On reconnaît que les femmes n’ont pas la force nécessaire pour supporter toutes les fatigues auxquelles il faut que les hommes s’exposent ; on admet qu’elles n’auront pas à porter les armes pour leur patrie […] et, dans l’ordre social, que chaque jour la science doit s’occuper de leur créer des métiers plus délicats […] et l’on voudrait que, dispensés nécessairement de la plupart des charges de la vie, elles partagent néanmoins avec l’homme le droit de régler les affaires de l’État […] Mais comment peut-on penser que, dès que les femmes seraient admises dans les assemblées […] la balance ne pencherait pas aussitôt vers elles et ne voit-on pas que leur tyrannie, commençant ce jour-là même, n’aurait plus de raison pour cesser ? […]

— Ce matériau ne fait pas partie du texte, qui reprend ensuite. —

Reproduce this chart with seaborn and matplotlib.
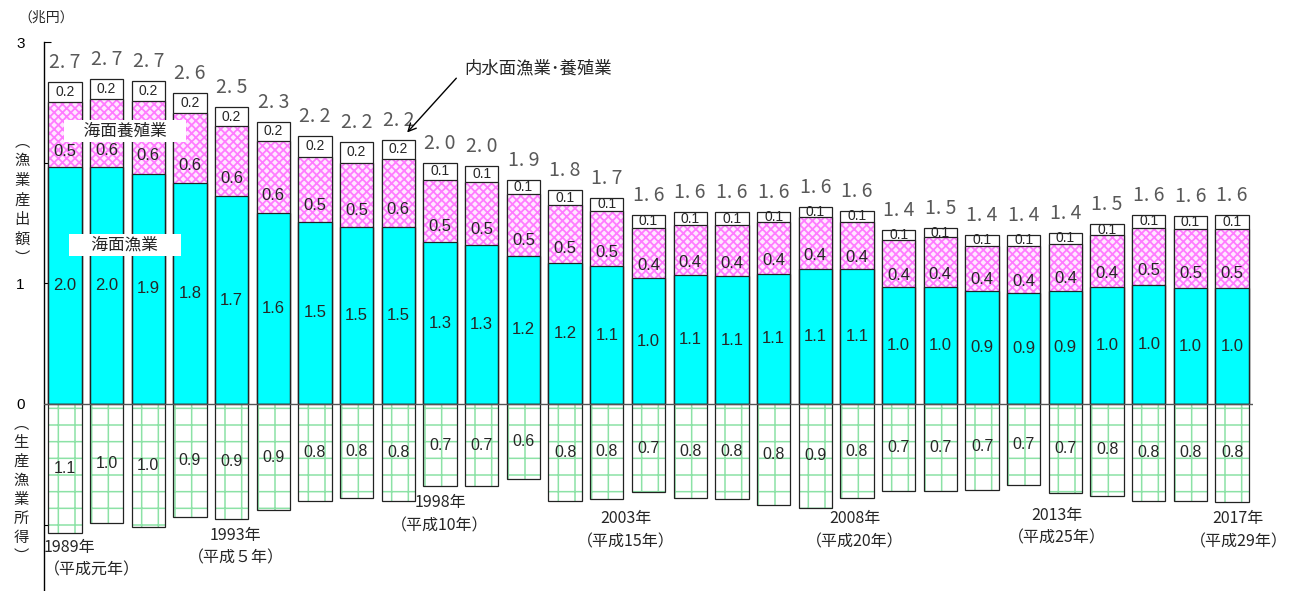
import numpy as np
import pandas as pd
import matplotlib
matplotlib.use("Agg")
import matplotlib.pyplot as plt
import seaborn as sns

# ---------------- data (兆円) ----------------
years = [str(y) for y in range(1989, 2018)]
marine_fishing = [1.96, 1.96, 1.91, 1.83, 1.72, 1.58, 1.51, 1.47, 1.47, 1.34,
                  1.32, 1.23, 1.17, 1.14, 1.04, 1.07, 1.06, 1.08, 1.12, 1.12,
                  0.97, 0.97, 0.94, 0.92, 0.94, 0.97, 0.99, 0.96, 0.96]
marine_aquaculture = [0.54, 0.57, 0.60, 0.58, 0.58, 0.60, 0.54, 0.53, 0.56, 0.52,
                      0.52, 0.51, 0.48, 0.46, 0.42, 0.41, 0.42, 0.43, 0.43, 0.39,
                      0.39, 0.41, 0.37, 0.39, 0.39, 0.43, 0.47, 0.49, 0.49]
inland = [0.17, 0.16, 0.17, 0.17, 0.16, 0.16, 0.17, 0.17, 0.16, 0.14,
          0.13, 0.12, 0.12, 0.11, 0.11, 0.11, 0.11, 0.08, 0.08, 0.09,
          0.08, 0.08, 0.09, 0.09, 0.09, 0.09, 0.11, 0.11, 0.12]
income = [1.07, 0.99, 1.02, 0.94, 0.95, 0.88, 0.80, 0.78, 0.80, 0.68,
          0.68, 0.62, 0.80, 0.79, 0.73, 0.78, 0.79, 0.84, 0.86, 0.78,
          0.72, 0.72, 0.71, 0.67, 0.74, 0.76, 0.80, 0.80, 0.81]

year_label_text = ["1989年\n（平成元年）", "1993年\n（平成５年）", "1998年\n（平成10年）",
                   "2003年\n（平成15年）", "2008年\n（平成20年）", "2013年\n（平成25年）",
                   "2017年\n（平成29年）"]
year_label_x = [-0.5, 4.1, 9.0, 13.45, 18.95, 23.8, 28.15]
year_label_y = [-1.12, -1.02, -0.75, -0.88, -0.88, -0.85, -0.88]
year_label_ha = ["left", "center", "center", "center", "center", "center", "center"]

# ---------------- derived ----------------
mf = np.array(marine_fishing)
ma = np.array(marine_aquaculture)
il = np.array(inland)
inc = np.array(income)
cum2 = mf + ma
total = cum2 + il

df = pd.DataFrame({"year": years, "fishing": mf, "cum2": cum2,
                   "total": total, "neg_income": -inc})

sns.set_style("white")
plt.rcParams["font.family"] = ["Noto Sans CJK JP", "DejaVu Sans"]

fig = plt.figure(figsize=(12.95, 5.91), dpi=100)
ax = fig.add_axes([44 / 1295, 0, (1253 - 44) / 1295, 549 / 591])

common = dict(data=df, x="year", order=years, ax=ax, errorbar=None,
              saturation=1, width=0.8)
EDGE = "#222222"
LW = 0.9

# total (inland = white)
sns.barplot(y="total", color="white", edgecolor=EDGE, linewidth=LW, **common)
# marine aquaculture (pink hatched)
with plt.rc_context({"hatch.linewidth": 1.3}):
    sns.barplot(y="cum2", color="#FFE8FF", edgecolor="#FF7CFF", linewidth=0,
                hatch="xxxx", **common)
# marine fishing (cyan)
sns.barplot(y="fishing", color="#00FFFF", edgecolor=EDGE, linewidth=LW, **common)
# outline of aquaculture segment
sns.barplot(y="cum2", color=EDGE, fill=False, linewidth=LW, **common)
# income (downward, green dotted grid)
with plt.rc_context({"hatch.linewidth": 1.1}):
    sns.barplot(y="neg_income", color="white", edgecolor="#8CE2A6", linewidth=0,
                hatch="+", **common)
sns.barplot(y="neg_income", color=EDGE, fill=False, linewidth=LW, **common)

ax.axhline(0, color="#555555", lw=1.0, zorder=6)

ax.set_xlim(-0.5, 28.5)
ax.set_ylim(-1.55, 3)
ax.set_xlabel("")
ax.set_ylabel("")
ax.set_xticks([])
for s in ["top", "right", "bottom"]:
    ax.spines[s].set_visible(False)
ax.spines["left"].set_color("black")
ax.spines["left"].set_linewidth(1.0)
ax.set_yticks([-1, 0, 1, 2, 3])
ax.set_yticklabels(["", "0", "1", "", "3"], family="Liberation Sans")
ax.tick_params(axis="y", direction="in", length=5, width=0.8, pad=14,
               labelsize=11, left=True, colors="black")

num_font = "Liberation Sans"
for i in range(len(years)):
    ax.text(i, mf[i] / 2, f"{mf[i]:.1f}", ha="center", va="center",
            fontsize=12, family=num_font, zorder=9)
    ax.text(i, mf[i] + ma[i] * 0.25, f"{ma[i]:.1f}", ha="center", va="center",
            fontsize=12, family=num_font, zorder=9)
    ax.text(i, cum2[i] + il[i] / 2, f"{il[i]:.1f}", ha="center", va="center",
            fontsize=10, family=num_font, zorder=9)
    ax.text(i, -inc[i] / 2, f"{inc[i]:.1f}", ha="center", va="center",
            fontsize=11.5, family=num_font, zorder=9)
    ax.annotate(f"{total[i]:.1f}".replace(".", ". "), xy=(i, total[i]),
                xytext=(0, 14), textcoords="offset points", ha="center",
                va="center", fontsize=14, color="#595959")

for x, y, t, ha in zip(year_label_x, year_label_y, year_label_text, year_label_ha):
    ax.text(x, y, t, ha=ha, va="top", multialignment=ha,
            fontsize=11.5, linespacing=1.45)

# legend-like labels
box = dict(boxstyle="square,pad=0.15", fc="white", ec="none")
ax.text(1.44, 2.26, "　海面養殖業　", ha="center", va="center", fontsize=12, bbox=box, zorder=8)
ax.text(1.44, 1.32, "　 海面漁業 　", ha="center", va="center", fontsize=12, bbox=box, zorder=8)

# inland annotation
ax.text(11.34, 2.78, "内水面漁業･養殖業", ha="center", va="center", fontsize=12.5)
ax.annotate("", xy=(8.21, 2.25), xytext=(9.39, 2.70),
            arrowprops=dict(arrowstyle="->", color="black", lw=1.0,
                            shrinkA=0, shrinkB=0, mutation_scale=14))

# vertical axis titles
fig.text(22 / 1295, 1 - 200 / 591, "\n".join("︵漁業産出額︶"), ha="center",
         va="center", fontsize=11, linespacing=1.2)
fig.text(21 / 1295, 1 - 490 / 591, "\n".join("︵生産漁業所得︶"), ha="center",
         va="center", fontsize=11, linespacing=1.15)
fig.text(46 / 1295, 1 - 18 / 591, "（兆円）", ha="center", va="center", fontsize=10)

fig.savefig("out.png", dpi=100)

Quand on demande pour elles le droit de suffrage, on demande évidemment qu’elles jouissent de tous les autres droits, qu’elles soient éligibles en même temps qu’électrices et qu’il n’y ait aucun poste auquel elles ne puissent êtres élues. Mais qui se figure ce que pourrait être une assemblée de législateurs où siégeraient des femmes ?

Tout ce que la grâce et la beauté exercent de séductions dans les salons et dans les relations de vie privée viendrait aussitôt troubler et dénaturer le caractère de cette réunion. Les orateurs du sexe féminin seraient applaudis avant d’avoir parlé et, même sans monter à la tribune, de combien de moyens cette partie de l’assemblée1 aurait-elle le choix pour décider d’avance du résultat des délibérations !

Aucune lutte ne sera possible entre l’homme et la femme. Parlons net : il n’y aura plus de politique en jeu ou bien c’est que le cœur humain sera changé et perverti.

« Femme », Maurice Block (dir.), Dictionnaire général de la politique, Paris, O. Lorenz, 1878.

1 Allusion à la Chambre des députés (Palais Bourbon) et non à l’Assemblée nationale qui peut se tenir à Versailles.